## PROBLEM DETAILS:
Copy the listing below line for line, starting at its first line and ending with the line that has "plt.rcParams['mathtext.sf'] = 'Open" in it. Add nothing.

## DATA SHOWN:
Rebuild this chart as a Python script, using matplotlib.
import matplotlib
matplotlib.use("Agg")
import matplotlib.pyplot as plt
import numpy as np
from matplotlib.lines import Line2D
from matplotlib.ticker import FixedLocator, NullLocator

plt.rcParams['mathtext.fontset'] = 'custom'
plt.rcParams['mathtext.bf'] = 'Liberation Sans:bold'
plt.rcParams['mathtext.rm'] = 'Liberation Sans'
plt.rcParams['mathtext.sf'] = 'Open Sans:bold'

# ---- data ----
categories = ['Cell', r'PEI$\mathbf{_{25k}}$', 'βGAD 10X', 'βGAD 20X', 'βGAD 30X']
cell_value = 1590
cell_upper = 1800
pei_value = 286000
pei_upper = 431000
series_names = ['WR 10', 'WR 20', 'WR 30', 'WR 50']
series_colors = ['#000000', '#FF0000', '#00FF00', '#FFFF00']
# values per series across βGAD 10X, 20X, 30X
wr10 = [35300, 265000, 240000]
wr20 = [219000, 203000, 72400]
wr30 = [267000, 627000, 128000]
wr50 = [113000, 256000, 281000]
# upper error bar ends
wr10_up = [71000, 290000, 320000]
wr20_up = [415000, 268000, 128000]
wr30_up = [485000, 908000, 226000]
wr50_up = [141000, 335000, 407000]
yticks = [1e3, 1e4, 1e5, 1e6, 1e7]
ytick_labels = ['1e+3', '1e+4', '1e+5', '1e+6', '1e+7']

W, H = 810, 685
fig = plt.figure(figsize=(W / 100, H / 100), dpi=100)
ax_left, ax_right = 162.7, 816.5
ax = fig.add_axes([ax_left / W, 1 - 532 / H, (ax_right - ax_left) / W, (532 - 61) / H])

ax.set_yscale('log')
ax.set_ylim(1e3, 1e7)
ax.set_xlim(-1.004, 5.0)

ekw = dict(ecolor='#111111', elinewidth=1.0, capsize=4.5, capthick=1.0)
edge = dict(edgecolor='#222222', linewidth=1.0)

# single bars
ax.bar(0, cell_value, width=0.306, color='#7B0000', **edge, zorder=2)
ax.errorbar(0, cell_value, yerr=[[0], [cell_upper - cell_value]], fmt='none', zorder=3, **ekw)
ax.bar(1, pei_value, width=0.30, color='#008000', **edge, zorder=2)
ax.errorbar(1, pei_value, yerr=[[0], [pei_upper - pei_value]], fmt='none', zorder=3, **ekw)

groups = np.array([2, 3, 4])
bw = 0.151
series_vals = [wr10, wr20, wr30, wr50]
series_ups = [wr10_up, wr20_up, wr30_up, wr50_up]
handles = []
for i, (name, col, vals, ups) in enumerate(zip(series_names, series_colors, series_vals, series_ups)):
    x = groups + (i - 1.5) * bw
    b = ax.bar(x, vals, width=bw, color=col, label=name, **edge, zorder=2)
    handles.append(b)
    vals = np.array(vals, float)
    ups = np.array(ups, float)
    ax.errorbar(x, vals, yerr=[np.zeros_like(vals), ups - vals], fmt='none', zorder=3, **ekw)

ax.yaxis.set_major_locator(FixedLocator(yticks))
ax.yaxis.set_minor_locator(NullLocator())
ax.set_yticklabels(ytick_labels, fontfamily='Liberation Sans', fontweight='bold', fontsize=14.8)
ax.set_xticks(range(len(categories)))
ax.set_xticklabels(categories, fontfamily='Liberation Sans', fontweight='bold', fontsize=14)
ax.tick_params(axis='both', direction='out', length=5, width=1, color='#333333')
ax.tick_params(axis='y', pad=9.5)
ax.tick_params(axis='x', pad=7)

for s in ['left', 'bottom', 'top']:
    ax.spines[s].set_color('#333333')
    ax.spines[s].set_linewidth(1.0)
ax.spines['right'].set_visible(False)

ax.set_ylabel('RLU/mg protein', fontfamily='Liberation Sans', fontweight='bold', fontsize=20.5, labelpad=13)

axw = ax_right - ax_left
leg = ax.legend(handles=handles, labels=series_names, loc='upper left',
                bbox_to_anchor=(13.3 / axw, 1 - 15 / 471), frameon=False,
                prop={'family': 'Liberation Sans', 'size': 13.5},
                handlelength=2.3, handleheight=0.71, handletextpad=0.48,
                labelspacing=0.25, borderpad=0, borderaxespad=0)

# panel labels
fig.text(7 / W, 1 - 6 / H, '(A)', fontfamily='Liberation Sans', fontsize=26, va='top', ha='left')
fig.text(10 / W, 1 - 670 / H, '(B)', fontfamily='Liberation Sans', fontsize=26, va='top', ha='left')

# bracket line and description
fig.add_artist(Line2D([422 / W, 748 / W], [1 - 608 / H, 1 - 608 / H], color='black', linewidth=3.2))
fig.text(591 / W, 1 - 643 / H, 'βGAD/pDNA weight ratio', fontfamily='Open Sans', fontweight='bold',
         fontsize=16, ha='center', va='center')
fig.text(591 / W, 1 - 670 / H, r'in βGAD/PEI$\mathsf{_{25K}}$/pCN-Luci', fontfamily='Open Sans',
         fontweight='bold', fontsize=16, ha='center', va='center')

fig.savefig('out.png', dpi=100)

## FINISHED EXERCISE:
Rebuild this chart as a Python script, using matplotlib.
import matplotlib
matplotlib.use("Agg")
import matplotlib.pyplot as plt
import numpy as np
from matplotlib.lines import Line2D
from matplotlib.ticker import FixedLocator, NullLocator

plt.rcParams['mathtext.fontset'] = 'custom'
plt.rcParams['mathtext.bf'] = 'Liberation Sans:bold'
plt.rcParams['mathtext.rm'] = 'Liberation Sans'
plt.rcParams['mathtext.sf'] = 'Open Sans:bold'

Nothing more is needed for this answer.